By Mark Trevelyan and Andrius Sytas

(Reuters) -In the neutral zone on the border between Belarus and Lithuania, an elderly man maintained a lonely vigil on Thursday.

Opposition politician Mikola Statkevich was the most prominent figure among 52 political prisoners freed earlier in the day by Belarusian leader Alexander Lukashenko at the request of U.S. President Donald Trump.

He was the only one who refused to cross the border into neighbouring Lithuania, where the released detainees were greeted later by U.S. officials and Belarusian opposition leaders at the U.S. embassy in Vilnius.

It was unclear why Statkevich, 69, had refused to leave. The exiled opposition says freed political prisoners should have the right to stay in Belarus rather than submit to what it says are in effect forced deportations.

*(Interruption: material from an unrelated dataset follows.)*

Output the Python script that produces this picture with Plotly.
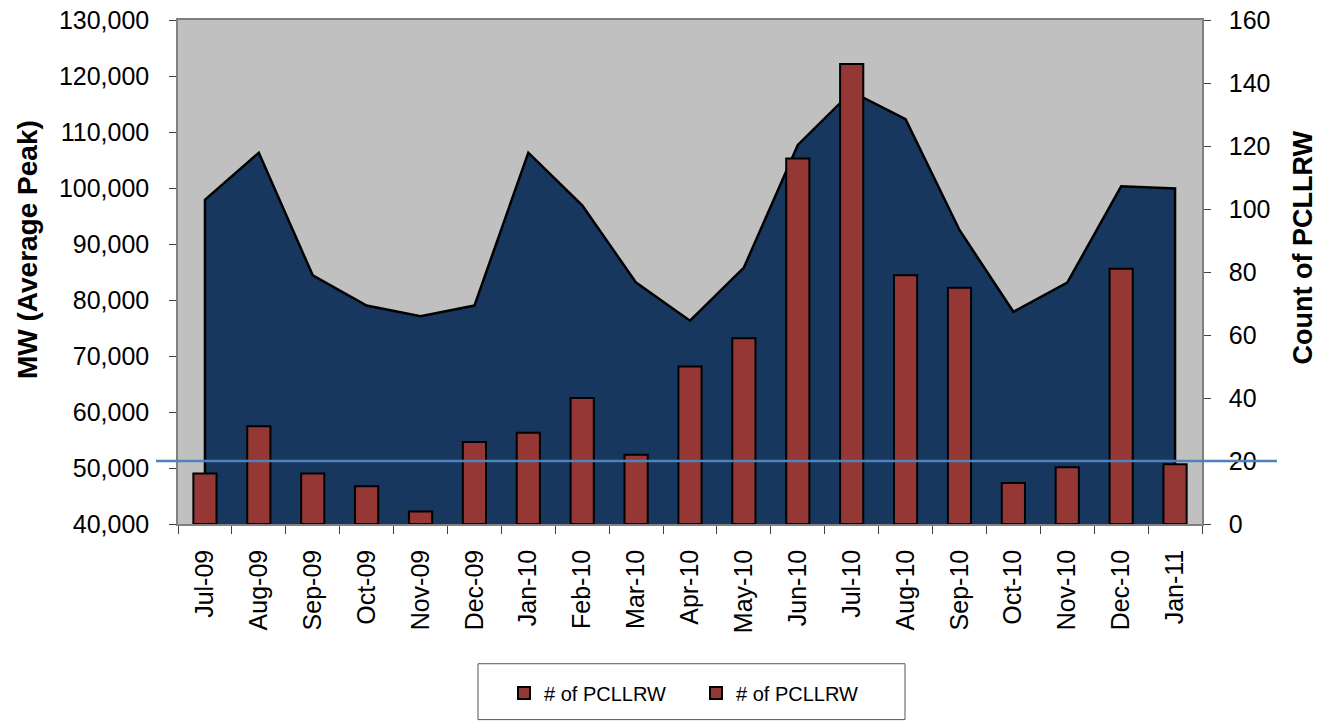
import plotly.graph_objects as go

months = ["Jul-09", "Aug-09", "Sep-09", "Oct-09", "Nov-09", "Dec-09", "Jan-10",
          "Feb-10", "Mar-10", "Apr-10", "May-10", "Jun-10", "Jul-10", "Aug-10",
          "Sep-10", "Oct-10", "Nov-10", "Dec-10", "Jan-11"]
mw_avg_peak = [97900, 106300, 84400, 79000, 77100, 79000, 106300,
               96900, 83100, 76300, 85800, 107700, 117200, 112300,
               92500, 77900, 83100, 100300, 99900]
pcllrw_count = [16, 31, 16, 12, 4, 26, 29, 40, 22, 50, 59, 116, 146, 79,
                75, 13, 18, 81, 19]
threshold_count = 20
left_min, left_max = 40000, 130000
right_min, right_max = 0, 160
left_title = "MW (Average Peak)"
right_title = "Count of PCLLRW"

FONT = "Liberation Sans, Arial, sans-serif"

# closed polygon for the area series (drawn down to the axis minimum)
area_x = [months[0]] + months + [months[-1]]
area_y = [left_min] + mw_avg_peak + [left_min]

fig = go.Figure()
fig.add_trace(go.Scatter(
    x=area_x, y=area_y, mode="lines", fill="toself",
    fillcolor="#17375E", line=dict(color="black", width=2.5),
    showlegend=False, hoverinfo="skip", yaxis="y"))
fig.add_trace(go.Bar(
    x=months, y=pcllrw_count, name="# of PCLLRW", yaxis="y2",
    marker=dict(color="#953735", line=dict(color="black", width=2)),
    width=0.43))
fig.add_trace(go.Bar(
    x=[months[0]], y=[None], name="# of PCLLRW", yaxis="y2",
    marker=dict(color="#953735", line=dict(color="black", width=2)),
    hoverinfo="skip"))

W, H = 1322, 723
# plot area in window pixels
PL, PR, PT, PB = 178, 1202, 20, 525
ml, mt, mr, mb = PL, PT, W - PR, H - PB
pw, ph = PR - PL, PB - PT

def px_x(p):
    return (p - PL) / pw

def px_y(p):
    return (PB - p) / ph

axis_common = dict(showgrid=False, zeroline=False, automargin=False,
                   showline=True, linecolor="#808080", linewidth=1.5,
                   ticks="outside", ticklen=7, tickcolor="#404040",
                   ticklabeloverflow="allow")

fig.update_layout(
    width=W, height=H,
    margin=dict(l=ml, r=mr, t=mt, b=mb),
    paper_bgcolor="white", plot_bgcolor="#C0C0C0",
    font=dict(family=FONT, size=25, color="black"),
    barmode="overlay",
    xaxis=dict(type="category", tickangle=-90, showgrid=False, automargin=False,
               showline=True, linecolor="#808080", linewidth=1.5, mirror=True,
               ticks="outside", ticklen=8, tickcolor="#404040",
               tickson="boundaries", ticklabelstandoff=14,
               ticklabeloverflow="allow", tickfont=dict(size=25)),
    yaxis=dict(range=[left_min, left_max], dtick=10000, tickformat=",d",
               ticklabelstandoff=15, **axis_common),
    yaxis2=dict(range=[right_min, right_max], dtick=20, overlaying="y",
                side="right", ticklabelstandoff=13, **axis_common),
    legend=dict(orientation="h", x=px_x(504), xanchor="left",
                y=px_y(693), yanchor="middle",
                bgcolor="rgba(0,0,0,0)", borderwidth=0,
                entrywidth=147, entrywidthmode="pixels",
                font=dict(size=20), traceorder="normal"),
    annotations=[
        dict(text="<b>" + left_title + "</b>", textangle=-90,
             xref="paper", yref="paper", x=px_x(27.5), y=px_y(250),
             xanchor="center", yanchor="middle", showarrow=False,
             font=dict(size=28)),
        dict(text="<b>" + right_title + "</b>", textangle=-90,
             xref="paper", yref="paper", x=px_x(1303), y=px_y(248),
             xanchor="center", yanchor="middle", showarrow=False,
             font=dict(size=27)),
    ],
    shapes=[
        dict(type="rect", xref="paper", yref="paper",
             x0=px_x(478), x1=px_x(905), y0=px_y(721), y1=px_y(665),
             line=dict(color="#555555", width=1), fillcolor="rgba(0,0,0,0)"),
        dict(type="line", xref="paper", yref="y2",
             x0=px_x(156), x1=px_x(1277),
             y0=threshold_count, y1=threshold_count,
             line=dict(color="#4F81BD", width=2.5), layer="above"),
    ],
)

fig.write_html("out.html",
               config={"displayModeBar": False},
               post_script="document.body.style.margin='0';"
                           "document.body.style.overflow='hidden';")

“This is a real drama because Mikola Statkevich completely refused to leave Belarus and they are trying to force him out,” a senior opposition official, Franak Viacorka, told Reuters.

“This shows how cruel the regime is, because they didn’t leave any choice to people to stay or to go.”

Opposition leader Sviatlana Tsikhanouskaya posted on X that Statkevich had “reportedly returned to Belarus”.

She called him “a true hero of our people” and wished him “strength, safety and freedom”.

Webcam footage from the border showed Statkevich, dressed in black, sitting on a low wall in the no man’s land between the border posts of the two countries. But in later images, he had disappeared, apparently back to Belarus.

Statkevich himself could not be reached for comment.

“We did not confirm his identity, we did not see his documents. But recently he went back inside the Belarus border crossing point, we do not see him now. He did not enter Lithuania,” a Lithuanian border guard spokesperson told Reuters.

There is a precedent for Belarusian dissidents refusing to be expelled. In 2020, pro-democracy protest leader Maria Kalesnikava became a hero of the opposition when she tore her passport into small pieces to prevent security officers from forcing her to cross the border into Ukraine.

She was not among those freed on Thursday, and remains in jail.

Statkevich, who ran against Lukashenko in a 2010 election, was arrested in May 2020 and sentenced in 2021 to 14 years in a maximum security prison for “organising riots”.

Human rights group Viasna says he fell sick with pneumonia in 2022, has suffered five spells of solitary confinement and been deprived at various times of his right to receive visits and parcels.